§ EXERCISE AIM
Up to and including the line with "plt.rcParams['font.family'] = ['Liberation", reproduce the listing below exactly, beginning at its first line.

§ LISTED ENTRIES
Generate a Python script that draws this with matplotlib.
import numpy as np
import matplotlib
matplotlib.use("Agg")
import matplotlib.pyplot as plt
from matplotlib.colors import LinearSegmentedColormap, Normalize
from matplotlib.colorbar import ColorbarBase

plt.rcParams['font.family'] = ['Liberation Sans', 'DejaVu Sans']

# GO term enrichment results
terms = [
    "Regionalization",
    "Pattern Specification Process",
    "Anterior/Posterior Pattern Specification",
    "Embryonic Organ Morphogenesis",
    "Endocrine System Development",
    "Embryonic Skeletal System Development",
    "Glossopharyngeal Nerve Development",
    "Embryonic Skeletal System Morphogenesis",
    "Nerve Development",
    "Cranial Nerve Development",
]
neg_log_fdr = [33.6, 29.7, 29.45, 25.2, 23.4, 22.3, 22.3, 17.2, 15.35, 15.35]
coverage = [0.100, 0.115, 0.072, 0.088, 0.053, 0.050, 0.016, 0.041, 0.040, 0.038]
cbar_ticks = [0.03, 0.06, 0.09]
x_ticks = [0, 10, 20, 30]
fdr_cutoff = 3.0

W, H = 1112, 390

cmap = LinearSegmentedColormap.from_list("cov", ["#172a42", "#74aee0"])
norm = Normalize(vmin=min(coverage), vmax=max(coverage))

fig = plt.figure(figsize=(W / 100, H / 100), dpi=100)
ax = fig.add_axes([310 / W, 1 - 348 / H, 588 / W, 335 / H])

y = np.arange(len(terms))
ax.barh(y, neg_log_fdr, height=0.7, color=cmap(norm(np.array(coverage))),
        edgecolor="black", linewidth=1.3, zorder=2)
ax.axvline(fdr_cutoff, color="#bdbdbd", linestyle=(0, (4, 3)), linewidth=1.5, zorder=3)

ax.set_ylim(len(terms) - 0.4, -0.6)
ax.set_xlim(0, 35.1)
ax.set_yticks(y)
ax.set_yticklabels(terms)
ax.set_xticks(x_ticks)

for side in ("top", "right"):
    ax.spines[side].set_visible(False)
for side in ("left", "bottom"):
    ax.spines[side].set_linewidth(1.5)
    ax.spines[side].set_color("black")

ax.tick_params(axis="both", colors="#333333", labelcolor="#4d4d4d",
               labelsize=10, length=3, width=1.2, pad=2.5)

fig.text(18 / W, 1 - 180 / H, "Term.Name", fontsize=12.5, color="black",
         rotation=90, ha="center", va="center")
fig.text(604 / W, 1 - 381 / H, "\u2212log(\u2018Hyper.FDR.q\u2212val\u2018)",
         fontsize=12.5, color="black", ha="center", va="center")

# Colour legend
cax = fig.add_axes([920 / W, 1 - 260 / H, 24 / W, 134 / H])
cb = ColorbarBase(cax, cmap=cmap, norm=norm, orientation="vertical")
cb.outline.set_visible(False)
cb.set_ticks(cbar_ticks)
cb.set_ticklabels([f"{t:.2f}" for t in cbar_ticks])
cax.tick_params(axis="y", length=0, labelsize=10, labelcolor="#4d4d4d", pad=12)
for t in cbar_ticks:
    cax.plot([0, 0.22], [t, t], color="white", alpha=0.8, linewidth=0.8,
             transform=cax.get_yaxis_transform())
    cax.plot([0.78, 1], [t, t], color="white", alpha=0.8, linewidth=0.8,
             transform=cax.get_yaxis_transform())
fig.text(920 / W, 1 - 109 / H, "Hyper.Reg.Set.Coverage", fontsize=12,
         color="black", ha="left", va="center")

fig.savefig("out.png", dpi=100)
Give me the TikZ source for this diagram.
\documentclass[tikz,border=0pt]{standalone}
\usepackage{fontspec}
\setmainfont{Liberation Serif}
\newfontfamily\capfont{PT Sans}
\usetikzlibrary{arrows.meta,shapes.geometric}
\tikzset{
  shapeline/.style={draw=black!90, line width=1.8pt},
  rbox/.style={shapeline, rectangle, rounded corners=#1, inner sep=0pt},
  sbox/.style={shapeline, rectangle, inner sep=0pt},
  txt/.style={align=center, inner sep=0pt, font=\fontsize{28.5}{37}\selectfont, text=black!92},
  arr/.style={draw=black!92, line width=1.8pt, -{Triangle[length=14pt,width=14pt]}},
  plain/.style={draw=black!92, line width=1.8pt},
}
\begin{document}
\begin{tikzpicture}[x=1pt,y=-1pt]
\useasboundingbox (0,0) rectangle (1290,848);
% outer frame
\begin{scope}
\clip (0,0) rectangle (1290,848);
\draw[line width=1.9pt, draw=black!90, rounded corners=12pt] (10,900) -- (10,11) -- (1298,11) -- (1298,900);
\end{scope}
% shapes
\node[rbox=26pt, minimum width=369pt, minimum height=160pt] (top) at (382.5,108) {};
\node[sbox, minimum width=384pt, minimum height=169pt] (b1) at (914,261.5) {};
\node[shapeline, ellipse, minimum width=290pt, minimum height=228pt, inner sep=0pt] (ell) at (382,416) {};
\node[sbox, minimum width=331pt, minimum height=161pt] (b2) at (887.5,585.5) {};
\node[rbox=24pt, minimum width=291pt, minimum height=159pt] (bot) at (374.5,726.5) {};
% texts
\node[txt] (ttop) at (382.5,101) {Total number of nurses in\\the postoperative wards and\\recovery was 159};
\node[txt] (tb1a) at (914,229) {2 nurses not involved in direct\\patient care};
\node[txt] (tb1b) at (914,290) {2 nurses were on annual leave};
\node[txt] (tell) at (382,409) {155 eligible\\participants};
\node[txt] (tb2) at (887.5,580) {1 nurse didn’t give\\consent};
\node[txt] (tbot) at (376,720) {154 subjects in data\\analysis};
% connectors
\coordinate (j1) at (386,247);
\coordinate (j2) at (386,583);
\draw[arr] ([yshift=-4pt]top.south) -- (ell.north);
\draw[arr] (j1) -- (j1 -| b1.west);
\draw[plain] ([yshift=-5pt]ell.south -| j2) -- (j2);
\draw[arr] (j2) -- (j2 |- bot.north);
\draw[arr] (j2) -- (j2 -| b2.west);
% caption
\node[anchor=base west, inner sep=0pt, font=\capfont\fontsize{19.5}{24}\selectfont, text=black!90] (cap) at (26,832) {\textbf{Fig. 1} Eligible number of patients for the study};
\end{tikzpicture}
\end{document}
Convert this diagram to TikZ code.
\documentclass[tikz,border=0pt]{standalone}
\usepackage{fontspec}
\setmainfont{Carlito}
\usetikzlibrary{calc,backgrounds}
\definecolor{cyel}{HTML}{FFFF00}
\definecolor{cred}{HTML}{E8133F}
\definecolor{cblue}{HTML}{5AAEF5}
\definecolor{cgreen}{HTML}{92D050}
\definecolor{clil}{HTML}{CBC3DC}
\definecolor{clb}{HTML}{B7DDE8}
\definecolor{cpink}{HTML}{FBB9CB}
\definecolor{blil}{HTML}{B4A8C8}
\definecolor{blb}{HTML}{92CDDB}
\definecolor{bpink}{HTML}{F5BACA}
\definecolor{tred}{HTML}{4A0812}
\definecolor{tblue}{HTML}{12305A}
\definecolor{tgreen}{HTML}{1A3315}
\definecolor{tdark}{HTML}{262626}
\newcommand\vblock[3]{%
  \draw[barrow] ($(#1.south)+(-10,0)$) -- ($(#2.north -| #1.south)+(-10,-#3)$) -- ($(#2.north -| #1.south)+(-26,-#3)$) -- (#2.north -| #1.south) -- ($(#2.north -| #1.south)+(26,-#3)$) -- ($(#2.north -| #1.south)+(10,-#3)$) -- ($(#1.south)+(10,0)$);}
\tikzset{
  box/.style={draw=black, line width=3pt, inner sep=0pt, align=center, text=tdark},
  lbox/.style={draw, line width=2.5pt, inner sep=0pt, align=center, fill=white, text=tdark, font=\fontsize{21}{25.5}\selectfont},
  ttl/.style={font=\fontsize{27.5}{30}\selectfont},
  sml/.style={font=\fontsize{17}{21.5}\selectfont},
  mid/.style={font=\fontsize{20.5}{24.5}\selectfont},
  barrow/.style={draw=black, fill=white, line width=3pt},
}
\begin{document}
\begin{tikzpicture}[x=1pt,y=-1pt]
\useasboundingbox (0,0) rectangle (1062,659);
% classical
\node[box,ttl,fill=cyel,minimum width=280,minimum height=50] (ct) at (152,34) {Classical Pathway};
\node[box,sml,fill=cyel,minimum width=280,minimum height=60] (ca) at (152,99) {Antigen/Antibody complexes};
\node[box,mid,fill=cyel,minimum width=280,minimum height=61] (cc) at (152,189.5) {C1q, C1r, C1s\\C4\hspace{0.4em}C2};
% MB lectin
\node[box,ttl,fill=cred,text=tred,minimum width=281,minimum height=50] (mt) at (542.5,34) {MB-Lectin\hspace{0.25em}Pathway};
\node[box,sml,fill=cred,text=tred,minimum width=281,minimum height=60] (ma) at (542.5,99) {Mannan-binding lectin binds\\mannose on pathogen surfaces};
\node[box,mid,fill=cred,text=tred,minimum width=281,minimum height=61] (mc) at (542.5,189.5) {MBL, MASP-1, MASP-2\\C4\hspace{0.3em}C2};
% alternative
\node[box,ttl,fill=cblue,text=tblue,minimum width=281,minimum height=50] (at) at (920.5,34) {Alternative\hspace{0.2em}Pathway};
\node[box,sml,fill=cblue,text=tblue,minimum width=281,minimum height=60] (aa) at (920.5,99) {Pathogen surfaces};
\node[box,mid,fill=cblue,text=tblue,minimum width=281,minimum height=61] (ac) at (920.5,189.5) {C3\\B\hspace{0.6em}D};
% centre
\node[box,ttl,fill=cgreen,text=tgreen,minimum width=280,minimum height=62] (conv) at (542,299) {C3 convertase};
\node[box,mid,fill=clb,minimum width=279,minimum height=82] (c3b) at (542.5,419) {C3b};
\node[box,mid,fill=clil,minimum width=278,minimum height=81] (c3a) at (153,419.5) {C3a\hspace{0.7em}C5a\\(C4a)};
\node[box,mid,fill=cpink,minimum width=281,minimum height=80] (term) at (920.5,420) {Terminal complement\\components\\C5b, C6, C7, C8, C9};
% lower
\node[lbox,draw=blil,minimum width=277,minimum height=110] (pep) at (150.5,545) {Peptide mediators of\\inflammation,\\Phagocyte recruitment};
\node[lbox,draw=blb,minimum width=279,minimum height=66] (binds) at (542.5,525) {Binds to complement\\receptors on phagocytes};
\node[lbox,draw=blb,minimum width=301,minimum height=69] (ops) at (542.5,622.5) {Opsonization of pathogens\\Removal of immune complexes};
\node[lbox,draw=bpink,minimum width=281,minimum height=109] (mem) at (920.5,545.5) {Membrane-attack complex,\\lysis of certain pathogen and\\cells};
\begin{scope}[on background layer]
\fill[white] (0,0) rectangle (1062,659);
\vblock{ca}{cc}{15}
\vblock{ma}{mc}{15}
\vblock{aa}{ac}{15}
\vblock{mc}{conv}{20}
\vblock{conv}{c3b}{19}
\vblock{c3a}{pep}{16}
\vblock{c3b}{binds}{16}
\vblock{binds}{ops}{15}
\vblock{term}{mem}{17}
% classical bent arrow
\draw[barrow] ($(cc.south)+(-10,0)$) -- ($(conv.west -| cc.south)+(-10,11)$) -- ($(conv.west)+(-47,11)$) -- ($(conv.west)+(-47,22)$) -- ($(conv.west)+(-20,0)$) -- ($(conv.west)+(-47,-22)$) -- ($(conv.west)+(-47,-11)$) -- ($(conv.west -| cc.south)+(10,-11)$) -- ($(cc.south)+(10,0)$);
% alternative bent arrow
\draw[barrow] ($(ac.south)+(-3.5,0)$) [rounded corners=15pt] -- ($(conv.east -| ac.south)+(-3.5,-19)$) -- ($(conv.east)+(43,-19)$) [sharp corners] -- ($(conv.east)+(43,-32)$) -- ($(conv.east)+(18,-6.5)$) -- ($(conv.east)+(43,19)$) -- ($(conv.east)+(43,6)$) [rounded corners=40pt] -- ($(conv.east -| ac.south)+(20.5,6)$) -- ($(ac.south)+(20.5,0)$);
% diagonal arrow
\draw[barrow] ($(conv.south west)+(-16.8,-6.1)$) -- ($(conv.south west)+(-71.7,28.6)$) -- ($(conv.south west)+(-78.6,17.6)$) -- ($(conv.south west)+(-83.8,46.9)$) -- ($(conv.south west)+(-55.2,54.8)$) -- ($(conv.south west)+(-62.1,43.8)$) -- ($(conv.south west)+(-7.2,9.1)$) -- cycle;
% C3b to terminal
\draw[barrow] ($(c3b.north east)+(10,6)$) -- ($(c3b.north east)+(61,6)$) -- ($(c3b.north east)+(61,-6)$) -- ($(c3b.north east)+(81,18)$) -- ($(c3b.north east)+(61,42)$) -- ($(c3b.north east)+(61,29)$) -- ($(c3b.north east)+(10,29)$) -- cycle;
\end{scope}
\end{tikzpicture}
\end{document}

§ RESPONSE TO THE TASK
Generate a Python script that draws this with matplotlib.
import numpy as np
import matplotlib
matplotlib.use("Agg")
import matplotlib.pyplot as plt
from matplotlib.colors import LinearSegmentedColormap, Normalize
from matplotlib.colorbar import ColorbarBase

plt.rcParams['font.family'] = ['Liberation Sans', 'DejaVu Sans']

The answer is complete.